WHAT TO WORK ON |
Skip all pictures, then print the remaining material exactly.

SUPPLIED DATA |
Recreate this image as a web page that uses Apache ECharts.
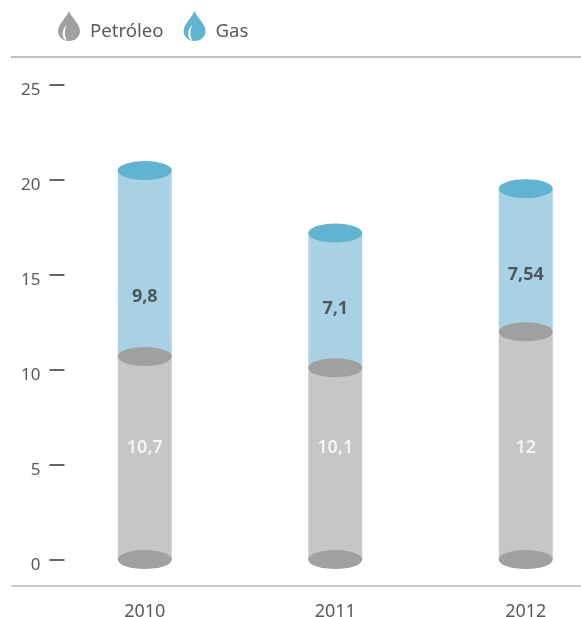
<!DOCTYPE html>
<html><head><meta charset="utf-8">
<style>html,body{margin:0;padding:0;background:#fff}#c{width:581px;height:617px}</style>
<script src="https://cdn.jsdelivr.net/npm/echarts@6/dist/echarts.min.js"></script>
</head><body><div id="c"></div>
<script>
const categories = ['2010', '2011', '2012'];
const petroleo = [10.7, 10.1, 12];
const gas = [9.8, 7.1, 7.54];
const petroleoLabels = ['10,7', '10,1', '12'];
const gasLabels = ['9,8', '7,1', '7,54'];
const yTicks = [0, 5, 10, 15, 20, 25];
// where the printed value labels sit, in axis units
const petroleoLabelAt = [5.88, 5.88, 5.88];
const gasLabelAt = [13.83, 13.2, 14.99];

const FONT = '"Noto Sans", sans-serif';
const OIL = '#c5c6c8', OIL_CAP = '#a0a0a1', GAS = '#a8d2e3', GAS_CAP = '#60b3d1';
const DROP = 'path://M11 0C13 6 22 13 22 20C22 26 17 30 11 30C5 30 0 26 0 20C0 13 9 6 11 0Z' +
             'M9 14C5 17 3.5 22 6 28C7.2 28.6 8 28.8 8.6 28.9C6 24 6.5 18 9 14Z';
const ELLIPSE = 'path://M0 50A50 50 0 1 1 100 50A50 50 0 1 1 0 50Z';
const totals = petroleo.map((v, i) => v + gas[i]);
const caps = (name, vals, color) => ({
  name, type: 'scatter', symbol: ELLIPSE, symbolKeepAspect: false, symbolSize: [54, 19],
  data: vals, itemStyle: { color, opacity: 1 }, z: 3, silent: true
});
const text = (name, at, labels, color, fontWeight) => ({
  name, type: 'scatter', symbolSize: 0, z: 5, silent: true,
  data: at.map((v, i) => ({ value: v, label: { formatter: labels[i] } })),
  label: { show: true, position: 'inside', color, fontFamily: FONT, fontSize: 18, fontWeight }
});
const chart = echarts.init(document.getElementById('c'), null, { renderer: 'canvas' });
chart.setOption({
  animation: false,
  backgroundColor: '#fff',
  legend: {
    left: 58, top: 11, itemWidth: 22, itemHeight: 31, itemGap: 20, padding: 0,
    selectedMode: false,
    formatter: '{a|{name}}',
    textStyle: {
      rich: { a: { color: '#5a5a5a', fontFamily: FONT, fontSize: 18.6, padding: [12, 0, 0, 5] } }
    },
    data: [{ name: 'Petróleo', icon: DROP, itemStyle: { color: OIL_CAP } },
           { name: 'Gas', icon: DROP, itemStyle: { color: GAS_CAP } }]
  },
  grid: { left: 49.5, top: 85, width: 571.5, height: 474.5, containLabel: false, outerBoundsMode: 'none' },
  xAxis: {
    type: 'category', data: categories,
    axisLine: { show: false }, axisTick: { show: false },
    axisLabel: { color: '#5a5a5a', fontFamily: FONT, fontSize: 18, margin: 43 }
  },
  yAxis: {
    type: 'value', min: yTicks[0], max: yTicks[yTicks.length - 1], interval: yTicks[1] - yTicks[0],
    splitLine: { show: false }, axisLine: { show: false },
    axisTick: { show: true, inside: true, length: 15, lineStyle: { color: '#666', width: 2 } },
    axisLabel: {
      margin: 9, formatter: '{a|{value}}',
      rich: { a: { color: '#5a5a5a', fontFamily: FONT, fontSize: 17, padding: [11, 0, 0, 0] } }
    }
  },
  series: [
    { name: 'Petróleo', type: 'bar', stack: 't', barWidth: 54, data: petroleo, itemStyle: { color: OIL } },
    { name: 'Gas', type: 'bar', stack: 't', barWidth: 54, data: gas, itemStyle: { color: GAS } },
    caps('base', categories.map(() => 0), OIL_CAP),
    caps('petroleoTop', petroleo, OIL_CAP),
    caps('gasTop', totals, GAS_CAP),
    text('petroleoText', petroleoLabelAt, petroleoLabels, '#ffffff', 600),
    text('gasText', gasLabelAt, gasLabels, '#33393a', 700)
  ],
  graphic: [
    { type: 'line', shape: { x1: 11, y1: 57, x2: 581, y2: 57 }, style: { stroke: '#808080', lineWidth: 1 } },
    { type: 'line', shape: { x1: 11, y1: 586, x2: 581, y2: 586 }, style: { stroke: '#9a9a9a', lineWidth: 1 } }
  ]
});
</script></body></html>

ANSWER FOR THIS EXERCISE |
Recreate this image as a web page that uses Apache ECharts.
<!DOCTYPE html>
<html><head><meta charset="utf-8">
<style>html,body{margin:0;padding:0;background:#fff}#c{width:581px;height:617px}</style>
<script src="https://cdn.jsdelivr.net/npm/echarts@6/dist/echarts.min.js"></script>
</head><body><div id="c"></div>
<script>
const categories = ['2010', '2011', '2012'];
const petroleo = [10.7, 10.1, 12];
const gas = [9.8, 7.1, 7.54];
const petroleoLabels = ['10,7', '10,1', '12'];
const gasLabels = ['9,8', '7,1', '7,54'];
const yTicks = [0, 5, 10, 15, 20, 25];
// where the printed value labels sit, in axis units
const petroleoLabelAt = [5.88, 5.88, 5.88];
const gasLabelAt = [13.83, 13.2, 14.99];

const FONT = '"Noto Sans", sans-serif';
const OIL = '#c5c6c8', OIL_CAP = '#a0a0a1', GAS = '#a8d2e3', GAS_CAP = '#60b3d1';
const DROP = 'path://M11 0C13 6 22 13 22 20C22 26 17 30 11 30C5 30 0 26 0 20C0 13 9 6 11 0Z' +
             'M9 14C5 17 3.5 22 6 28C7.2 28.6 8 28.8 8.6 28.9C6 24 6.5 18 9 14Z';
const ELLIPSE = 'path://M0 50A50 50 0 1 1 100 50A50 50 0 1 1 0 50Z';
const totals = petroleo.map((v, i) => v + gas[i]);
const caps = (name, vals, color) => ({
  name, type: 'scatter', symbol: ELLIPSE, symbolKeepAspect: false, symbolSize: [54, 19],
  data: vals, itemStyle: { color, opacity: 1 }, z: 3, silent: true
});
const text = (name, at, labels, color, fontWeight) => ({
  name, type: 'scatter', symbolSize: 0, z: 5, silent: true,
  data: at.map((v, i) => ({ value: v, label: { formatter: labels[i] } })),
  label: { show: true, position: 'inside', color, fontFamily: FONT, fontSize: 18, fontWeight }
});
const chart = echarts.init(document.getElementById('c'), null, { renderer: 'canvas' });
chart.setOption({
  animation: false,
  backgroundColor: '#fff',
  legend: {
    left: 58, top: 11, itemWidth: 22, itemHeight: 31, itemGap: 20, padding: 0,
    selectedMode: false,
    formatter: '{a|{name}}',
    textStyle: {
      rich: { a: { color: '#5a5a5a', fontFamily: FONT, fontSize: 18.6, padding: [12, 0, 0, 5] } }
    },
    data: [{ name: 'Petróleo', icon: DROP, itemStyle: { color: OIL_CAP } },
           { name: 'Gas', icon: DROP, itemStyle: { color: GAS_CAP } }]
  },
  grid: { left: 49.5, top: 85, width: 571.5, height: 474.5, containLabel: false, outerBoundsMode: 'none' },
  xAxis: {
    type: 'category', data: categories,
    axisLine: { show: false }, axisTick: { show: false },
    axisLabel: { color: '#5a5a5a', fontFamily: FONT, fontSize: 18, margin: 43 }
  },
  yAxis: {
    type: 'value', min: yTicks[0], max: yTicks[yTicks.length - 1], interval: yTicks[1] - yTicks[0],
    splitLine: { show: false }, axisLine: { show: false },
    axisTick: { show: true, inside: true, length: 15, lineStyle: { color: '#666', width: 2 } },
    axisLabel: {
      margin: 9, formatter: '{a|{value}}',
      rich: { a: { color: '#5a5a5a', fontFamily: FONT, fontSize: 17, padding: [11, 0, 0, 0] } }
    }
  },
  series: [
    { name: 'Petróleo', type: 'bar', stack: 't', barWidth: 54, data: petroleo, itemStyle: { color: OIL } },
    { name: 'Gas', type: 'bar', stack: 't', barWidth: 54, data: gas, itemStyle: { color: GAS } },
    caps('base', categories.map(() => 0), OIL_CAP),
    caps('petroleoTop', petroleo, OIL_CAP),
    caps('gasTop', totals, GAS_CAP),
    text('petroleoText', petroleoLabelAt, petroleoLabels, '#ffffff', 600),
    text('gasText', gasLabelAt, gasLabels, '#33393a', 700)
  ],
  graphic: [
    { type: 'line', shape: { x1: 11, y1: 57, x2: 581, y2: 57 }, style: { stroke: '#808080', lineWidth: 1 } },
    { type: 'line', shape: { x1: 11, y1: 586, x2: 581, y2: 586 }, style: { stroke: '#9a9a9a', lineWidth: 1 } }
  ]
});
</script></body></html>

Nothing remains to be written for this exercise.